Gubernatorial elections telling when it comes to immigration policy

Tuesday, Nov. 5, voters in two states – New Jersey and Virginia – went to the polls to decide who their governor would be, and the results in both races could have a major impact on immigration policy going forward.

In both New Jersey and Virginia the election outcomes were heavily influenced by Latino voters. According to The New York Times, that should show legislators in other states, and those who aspire to office, that their views on immigration reform will go a long way toward determining their political fate.

Latino voters make noise in New Jersey
In New Jersey, Gov. Chris Christie, a Republican, was re-elected in a landslide victory, with substantial help from the state’s Latino population. Christie won half of the Latino electorate, an 18 percent improvement over his first run for governor four years ago. And much of that success is attributable to his open-minded stance on immigration reform, a view that is likely to resonate with his Republican colleagues across the country.

“I think the national party is going to draw inspiration from what Christie did,” John Feehery, a Republican strategist, told the Times. “The bigger lesson is you can’t just go to Hispanic communities six months before an election and say, ‘Hey, I need your vote.’ I think immigration reform fits into this.”

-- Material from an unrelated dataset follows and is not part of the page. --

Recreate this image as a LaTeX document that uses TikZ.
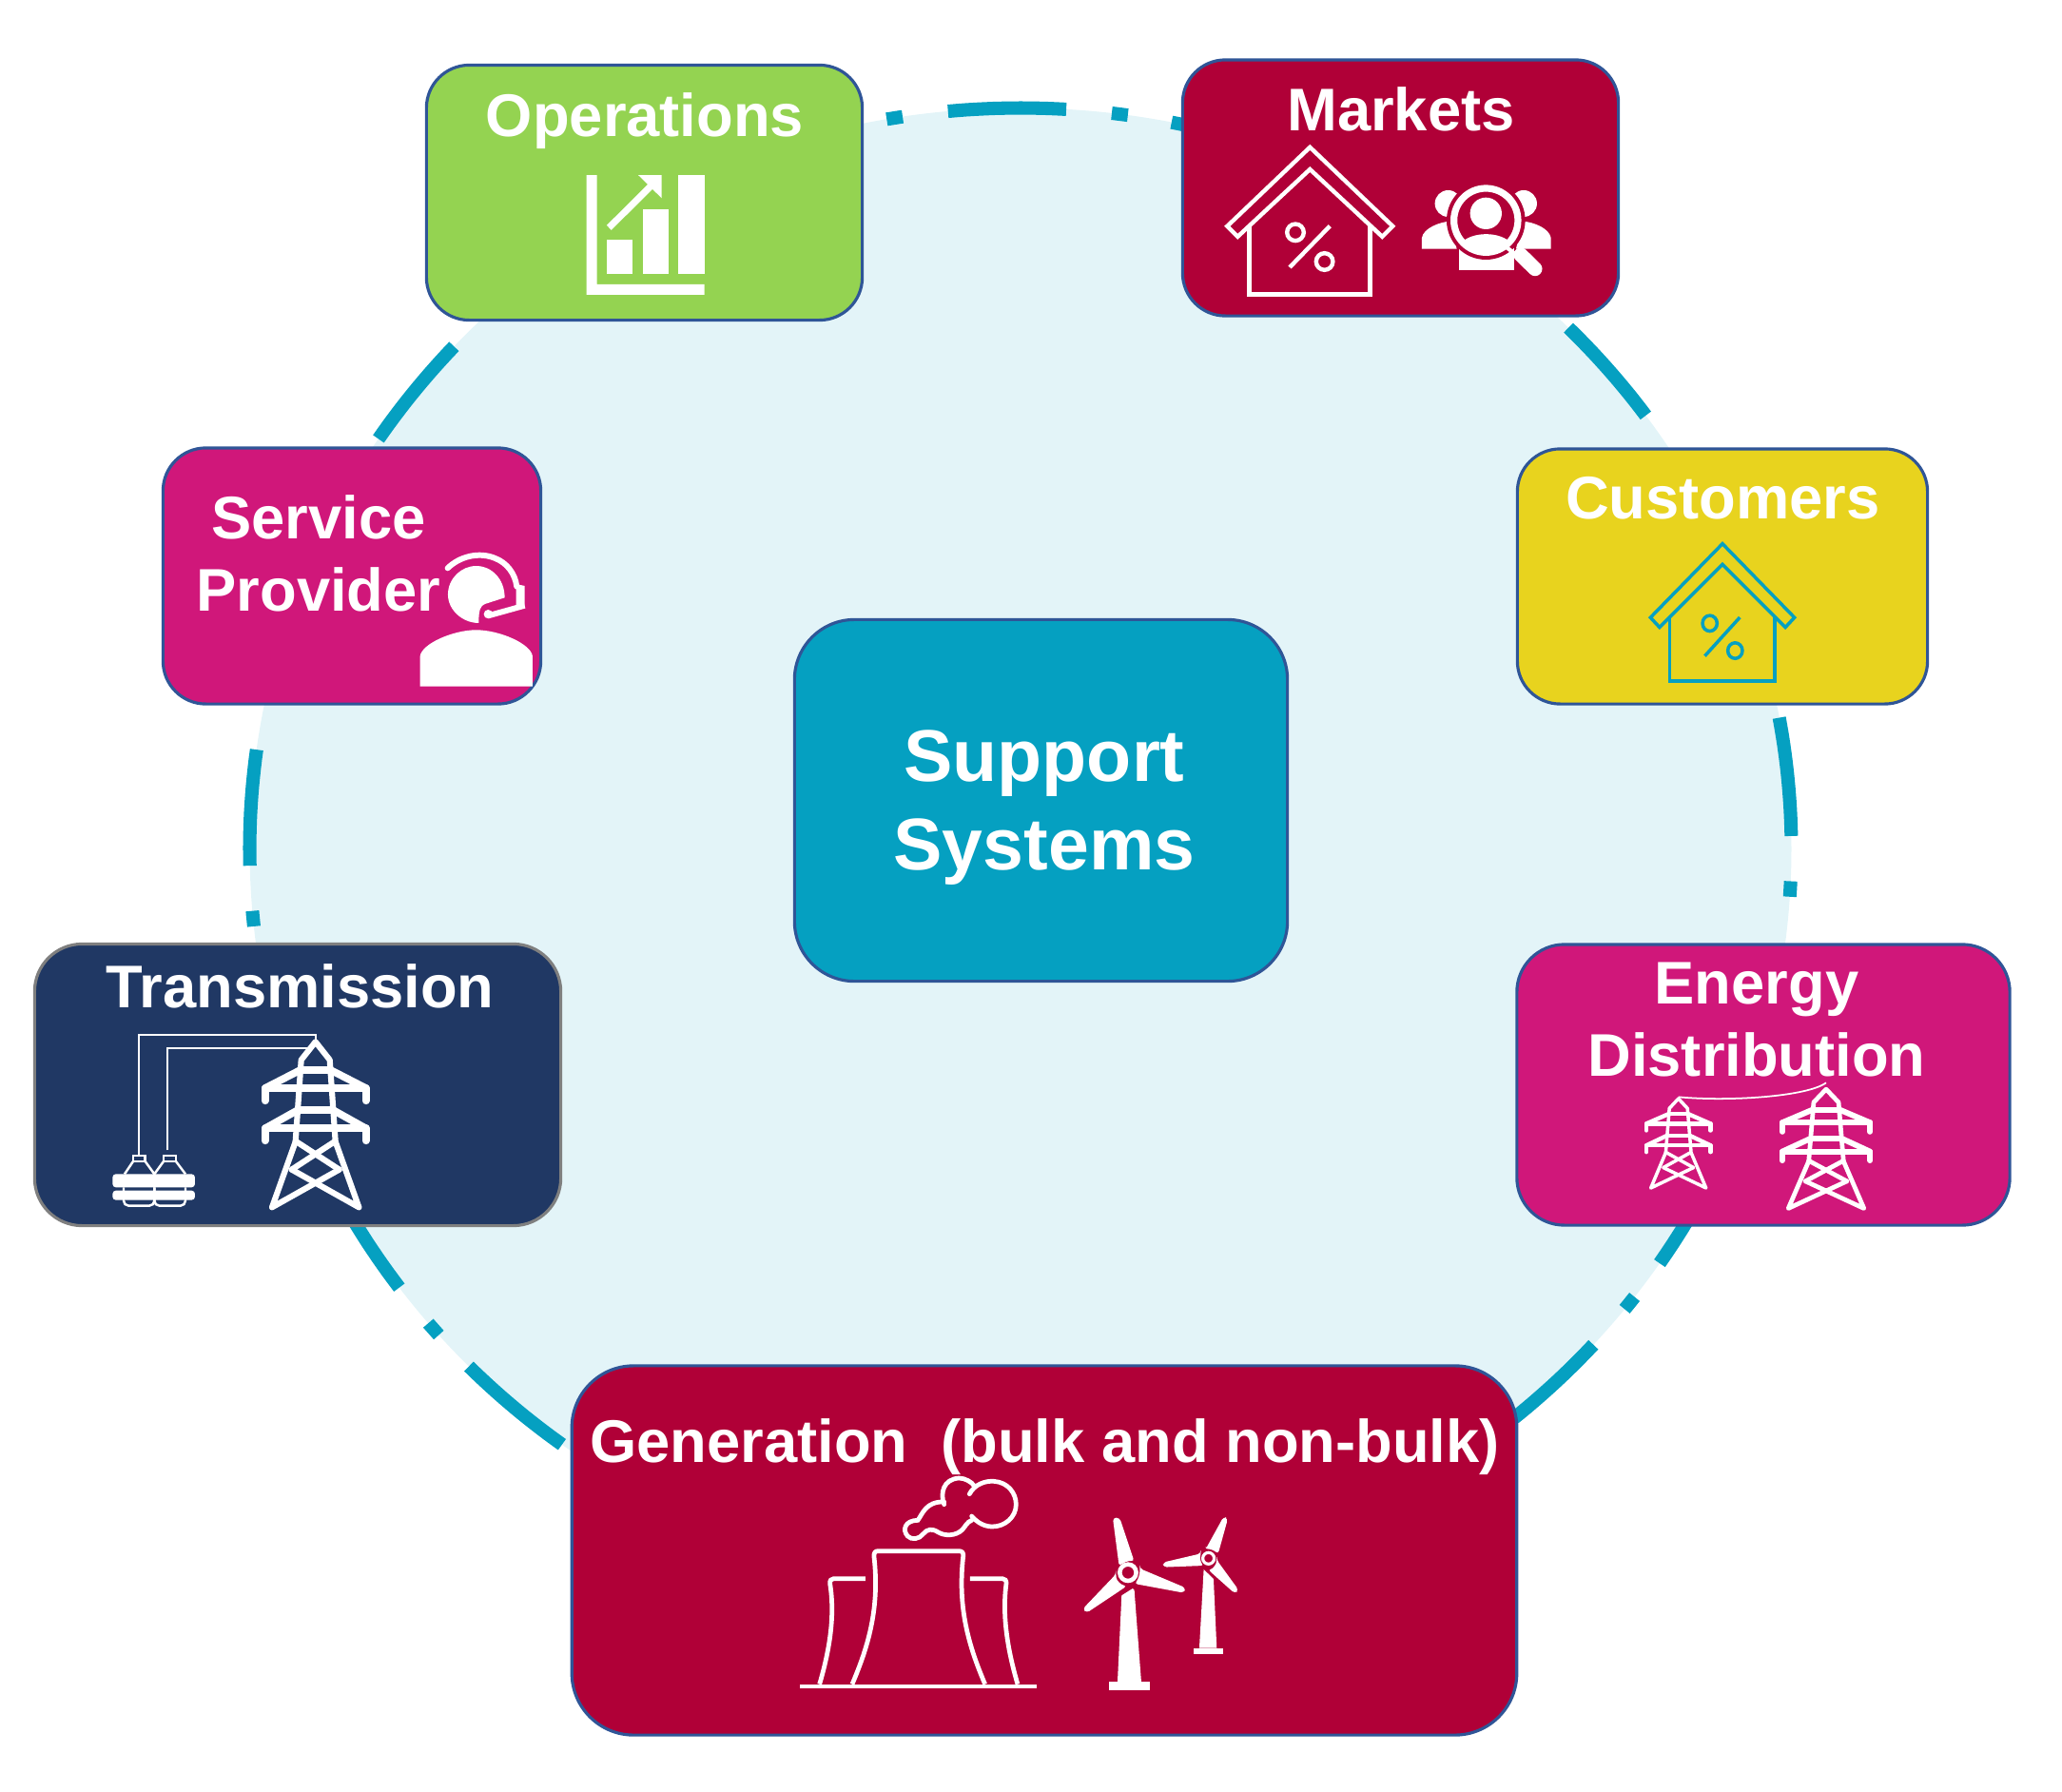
\documentclass[tikz,border=0pt]{standalone}
\usepackage{fontspec}
\setmainfont{Liberation Sans}
\definecolor{cDisc}{HTML}{E3F4F8}
\definecolor{cRing}{HTML}{05A0C1}
\definecolor{cEdge}{HTML}{2F5597}
\definecolor{cGrey}{HTML}{7F7F7F}
\definecolor{cGreen}{HTML}{94D351}
\definecolor{cWine}{HTML}{B00037}
\definecolor{cYellow}{HTML}{E8D31E}
\definecolor{cPink}{HTML}{D0177A}
\definecolor{cNavy}{HTML}{203864}
\newcommand{\ringDash}[2]{\draw[ringdash] plot[domain=#1:#2,samples=14] ({1073+810.5*cos(\x)},{892.5-779*sin(\x)});}
\newcommand{\drawHouse}[6]{%
    \begin{scope}[shift={(#1,#2)},xscale=#3,yscale=#4,draw=#5,line width=#6,line join=miter]
        \draw (0,2.5) -- (87,85.5) -- (76,96.5) -- (0,25.7) -- (-76,96.5) -- (-87,85.5) -- cycle;
        \draw (-63.7,85) -- (-63.7,157) -- (63.3,157) -- (63.3,85);
        \draw (-15.3,92) circle (8.8);
        \draw (15.3,122.7) circle (8.8);
        \draw (21,85.3) -- (-21.3,128.7);
    \end{scope}}
\newcommand{\drawTower}[5]{%
    \begin{scope}[shift={(#1,#2)},xscale=#3,yscale=#4,draw=white,line width=#5,line cap=round,line join=round]
        \draw (-21,108) -- (-15,22) -- (0,3) -- (15,22) -- (21,108);
        \draw (-21,108) -- (-45.7,177) -- (25,137.3);
        \draw (21,108) -- (45.7,177) -- (-25,137.3);
        \draw (-20,108) -- (25,137.3);
        \draw (20,108) -- (-25,137.3);
        \draw[line width=1.25*#5] (-15,32.7) -- (15,32.7);
        \draw[line width=1.25*#5] (-18,75) -- (18,75);
        \draw[line width=1.25*#5] (-53,65) -- (-53,51.7) -- (53,51.7) -- (53,65);
        \draw[line width=1.25*#5] (-53,51.7) -- (-16,32.7);
        \draw[line width=1.25*#5] (53,51.7) -- (16,32.7);
        \draw[line width=1.25*#5] (-53,107) -- (-53,94) -- (53,94) -- (53,107);
        \draw[line width=1.25*#5] (-53,94) -- (-19,75);
        \draw[line width=1.25*#5] (53,94) -- (19,75);
    \end{scope}}
\tikzset{
    ringdash/.style={cRing,line width=4pt},
    tile/.style={draw=cEdge,line width=0.9pt,inner sep=0pt,outer sep=0pt},
    title/.style={white,font=\fontsize{18}{21.6}\selectfont\bfseries,inner sep=0pt,align=center},
    thin white/.style={white,line width=0.5pt},
}
\begin{document}
\begin{tikzpicture}[x=0.01cm,y=-0.01cm]
    \useasboundingbox (0,0) rectangle (2168,1884);
    % --- --- --- Disc and ring
    \fill[cDisc] (1073,892.5) ellipse [x radius=810.5,y radius=779];
    \ringDash{98.8}{100}
    \ringDash{86.6}{95.4}
    \ringDash{82}{83.2}
    \ringDash{70}{78.7}
    \ringDash{35.8}{44.7}
    \ringDash{1}{10.2}
    \ringDash{-3.7}{-2.5}
    \ringDash{-34}{-28}
    \ringDash{-38.4}{-37.2}
    \ringDash{-52}{-42}
    \ringDash{-135.7}{-126.5}
    \ringDash{-140.2}{-139}
    \ringDash{-153}{-143.7}
    \ringDash{-175.2}{-174}
    \ringDash{172.3}{181.3}
    \ringDash{137.3}{146.4}
    % --- --- --- Tiles
    \node[tile,fill=cGreen,minimum width=4.58cm,minimum height=2.68cm,rounded corners=0.45cm] (operations) at (677.5,202.5) {};
    \node[tile,fill=cWine,minimum width=4.58cm,minimum height=2.69cm,rounded corners=0.45cm] (markets) at (1472.5,197.5) {};
    \node[tile,fill=cYellow,minimum width=4.31cm,minimum height=2.68cm,rounded corners=0.45cm] (customers) at (1811,606) {};
    \node[tile,fill=cPink,minimum width=3.97cm,minimum height=2.69cm,rounded corners=0.45cm] (service) at (370,605.5) {};
    \node[tile,draw=cGrey,fill=cNavy,minimum width=5.53cm,minimum height=2.96cm,rounded corners=0.5cm] (transmission) at (313,1140.5) {};
    \node[tile,fill=cPink,minimum width=5.18cm,minimum height=2.95cm,rounded corners=0.5cm] (distribution) at (1854,1140.5) {};
    \node[tile,fill=cWine,minimum width=9.93cm,minimum height=3.88cm,rounded corners=0.65cm] (generation) at (1098,1630) {};
    \node[tile,fill=cRing,minimum width=5.18cm,minimum height=3.80cm,rounded corners=0.63cm] (support) at (1094.5,841.5) {};
    % --- --- --- Titles
    \node[title,anchor=base] (operationstitle) at (678,143.5) {Operations};
    \node[title,anchor=base] (marketstitle) at (1473,137) {Markets};
    \node[title,anchor=base] (customerstitle) at (1811.5,545) {Customers};
    \node[title,anchor=center] (servicetitle) at (335,581.5) {Service\\Provider};
    \node[title,anchor=base] (transmissiontitle) at (315.5,1059.5) {Transmission};
    \node[title,anchor=center] (distributiontitle) at (1847,1072) {Energy\\Distribution};
    \node[title,anchor=base] (generationtitle) at (1098.5,1537) {Generation\ \ (bulk and non-bulk)};
    \node[title,anchor=center,font=\fontsize{21.9}{26.3}\selectfont\bfseries] (supporttitle) at (1098,849) {Support\\Systems};
    % --- --- --- Operations chart
    \begin{scope}[shift={(590,160)},scale=0.3333]
        \fill[white] (80,72) -- (113,72) -- (113,417) -- (452,417) -- (452,450) -- (80,450) -- cycle;
        \fill[white] (145,277) rectangle (225,385);
        \fill[white] (258,180) rectangle (339,385);
        \fill[white] (370,72) rectangle (452,385);
        \draw[white,line width=2pt] (151,238) -- (290,100);
        \fill[white] (243,72) -- (317,72) -- (317,145) -- cycle;
    \end{scope}
    % --- --- --- Markets house and people
    \drawHouse{1377.3}{152.3}{1}{1}{white}{1.25pt}
    \begin{scope}[shift={(1230,50)},scale=0.3333]
        % side people
        \fill[white] (878,492) circle (42);
        \fill[white] (1116,492) circle (42);
        \fill[white] (795,635) -- (795,600) .. controls (800,570) and (850,550) .. (885,548) -- (905,635) -- cycle;
        \fill[white] (1202,635) -- (1202,600) .. controls (1197,570) and (1147,550) .. (1112,548) -- (1092,635) -- cycle;
        \fill[white] (912,610) rectangle (1086,703);
        % lens
        \fill[cWine] (997,545) circle (124);
        \fill[white] (997,523) circle (50);
        \begin{scope}
            \clip (997,545) circle (95);
            \fill[white] (915,620) .. controls (950,578) and (1045,578) .. (1080,620) -- (1080,660) -- (915,660) -- cycle;
        \end{scope}
        \draw[white,line width=2.05pt] (997,545) circle (101);
        % handle
        \draw[white,line width=1.2pt] (1062,630) -- (1100,660);
        \draw[white,line width=4.3pt,line cap=round] (1107,654) -- (1152,698);
    \end{scope}
    % --- --- --- Customers house
    \drawHouse{1811}{569.3}{0.87}{0.935}{cRing}{1pt}
    % --- --- --- Service headset
    \begin{scope}[shift={(160,460)},scale=0.3333]
        \fill[white] (1030,585) .. controls (980,585) and (933,545) .. (933,495) .. controls (933,445) and (975,405) .. (1022,405) .. controls (1070,405) and (1112,445) .. (1112,505) -- (1050,525) .. controls (1035,530) and (1030,545) .. (1030,585) -- cycle;
        \draw[white,line width=1.7pt,line cap=round] (932,412) .. controls (970,375) and (1030,360) .. (1080,380) .. controls (1120,395) and (1145,430) .. (1150,470);
        \fill[white] (1148,462) -- (1175,468) -- (1175,530) -- (1148,538) -- cycle;
        \draw[white,line width=1.7pt] (1175,530) -- (1060,562);
        \fill[white] (1060,557) circle (14);
        \fill[white] (845,785) -- (845,690) .. controls (850,650) and (950,607) .. (1022,607) .. controls (1095,607) and (1195,650) .. (1200,690) -- (1200,785) -- cycle;
    \end{scope}
    % --- --- --- Transmission tower and bottles
    \drawTower{331.7}{1092.3}{1}{1}{1.75pt}
    \begin{scope}[shift={(100,1080)},scale=0.3333]
        \draw[thin white] (137,402) -- (137,25) -- (695,25) -- (695,40);
        \draw[thin white] (229,388) -- (229,67) -- (670,67);
        \fill[white,rounded corners=1pt] (55,463) rectangle (315,505);
        \fill[white,rounded corners=1pt] (55,515) rectangle (315,545);
        \draw[white,line width=0.7pt] (120,405) rectangle (158,423);
        \draw[white,line width=0.7pt] (216,405) rectangle (255,423);
        \draw[white,line width=0.7pt] (93,463) -- (120,423);
        \draw[white,line width=0.7pt] (158,423) -- (187,463) -- (216,423);
        \draw[white,line width=0.7pt] (255,423) -- (285,463);
        \draw[white,line width=0.7pt,rounded corners=1.5pt] (90,505) -- (90,563) -- (187,563) -- (187,505);
        \draw[white,line width=0.7pt,rounded corners=1.5pt] (187,505) -- (187,563) -- (285,563) -- (285,505);
    \end{scope}
    % --- --- --- Distribution towers
    \drawTower{1920}{1143}{0.87}{0.72}{1.35pt}
    \drawTower{1764.7}{1153.4}{0.635}{0.54}{1pt}
    \draw[white,line width=0.5pt] (1764.7,1153.3) .. controls (1816.7,1158.3) and (1900,1153) .. (1920,1138.3);
    % --- --- --- Generation plant and turbines
    \begin{scope}[shift={(820,1530)},scale=0.3333]
        \draw[white,line width=1.35pt] (63,729) -- (810,729);
        \draw[white,line width=1.35pt,line join=round] (228,722) .. controls (280,600) and (315,480) .. (297,320) .. controls (296,308) and (300,302) .. (310,302) -- (565,302) .. controls (575,302) and (580,308) .. (578,320) .. controls (560,480) and (595,600) .. (647,722);
        \draw[white,line width=1.35pt] (125,722) .. controls (155,620) and (175,510) .. (158,405) .. controls (157,395) and (162,389) .. (170,389) -- (270,389);
        \draw[white,line width=1.35pt] (750,722) .. controls (720,620) and (700,510) .. (714,405) .. controls (715,395) and (710,389) .. (702,389) -- (600,389);
        % cloud
        \begin{scope}[white,line width=1.35pt,line cap=round]
            \draw (518,155) .. controls (505,120) and (515,75) .. (565,72) .. controls (585,72) and (605,85) .. (612,95);
            \draw (598,122) .. controls (615,90) and (650,80) .. (675,82) .. controls (720,85) and (745,120) .. (745,155) .. controls (745,195) and (710,225) .. (670,225) .. controls (645,225) and (622,212) .. (605,192);
            \draw (605,205) .. controls (590,210) and (585,225) .. (575,235) .. controls (555,255) and (520,255) .. (500,243) .. controls (480,230) and (465,232) .. (452,248) .. controls (440,265) and (415,268) .. (403,255) .. controls (385,235) and (395,205) .. (435,205) .. controls (450,185) and (460,145) .. (518,147);
        \end{scope}
        % large turbine
        \fill[white] (1037,715) rectangle (1167,740);
        \fill[white] (1065,715) -- (1078,442) -- (1113,420) -- (1118,425) -- (1140,715) -- cycle;
        \draw[white,line width=1.3pt] (1098,370) circle (26);
        \fill[white,rounded corners=1pt] (1070,350) -- (1050,197) -- (1072,197) -- (1118,335) .. controls (1100,332) and (1085,338) .. (1070,350) -- cycle;
        \fill[white,rounded corners=1pt] (1135,357) -- (1280,418) -- (1275,434) -- (1118,405) .. controls (1130,392) and (1135,375) .. (1135,357) -- cycle;
        \fill[white,rounded corners=1pt] (1060,375) -- (955,485) -- (968,497) -- (1095,412) .. controls (1075,408) and (1062,395) .. (1060,375) -- cycle;
        % small turbine
        \fill[white] (1305,608) rectangle (1398,627);
        \fill[white] (1323,608) -- (1337,360) -- (1368,390) -- (1378,608) -- cycle;
        \draw[white,line width=0.9pt] (1352,325) circle (18);
        \fill[white,rounded corners=1pt] (1342,298) -- (1400,193) -- (1413,200) -- (1382,312) .. controls (1370,300) and (1355,295) .. (1342,298) -- cycle;
        \fill[white,rounded corners=1pt] (1328,310) -- (1208,338) -- (1210,353) -- (1338,348) .. controls (1328,338) and (1325,325) .. (1328,310) -- cycle;
        \fill[white,rounded corners=1pt] (1378,330) -- (1447,425) -- (1435,436) -- (1350,360) .. controls (1365,358) and (1375,345) .. (1378,330) -- cycle;
    \end{scope}
\end{tikzpicture}
\end{document}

Latinos decisive in Virginia
Virginia’s gubernatorial race was much closer, with Democrat Terry McAuliffe edging out his Republican rival, Dennis Cuccinelli, by a mere 55,000 votes. Gary M. Segura, who interviewed Hispanic voters in Virginia on the eve of the election as part of his job as the head of Latino Decisions, a polling organization, estimates that 35,000 of those votes came from Latinos.

Cuccinelli barely made an effort to woo Latino voters during his campaign, and it was one of the major reasons he ended up losing. It’s yet another lesson that should have national ripple effects in next year’s election cycle, as well as in the current immigration reform debate in Washington, D.C.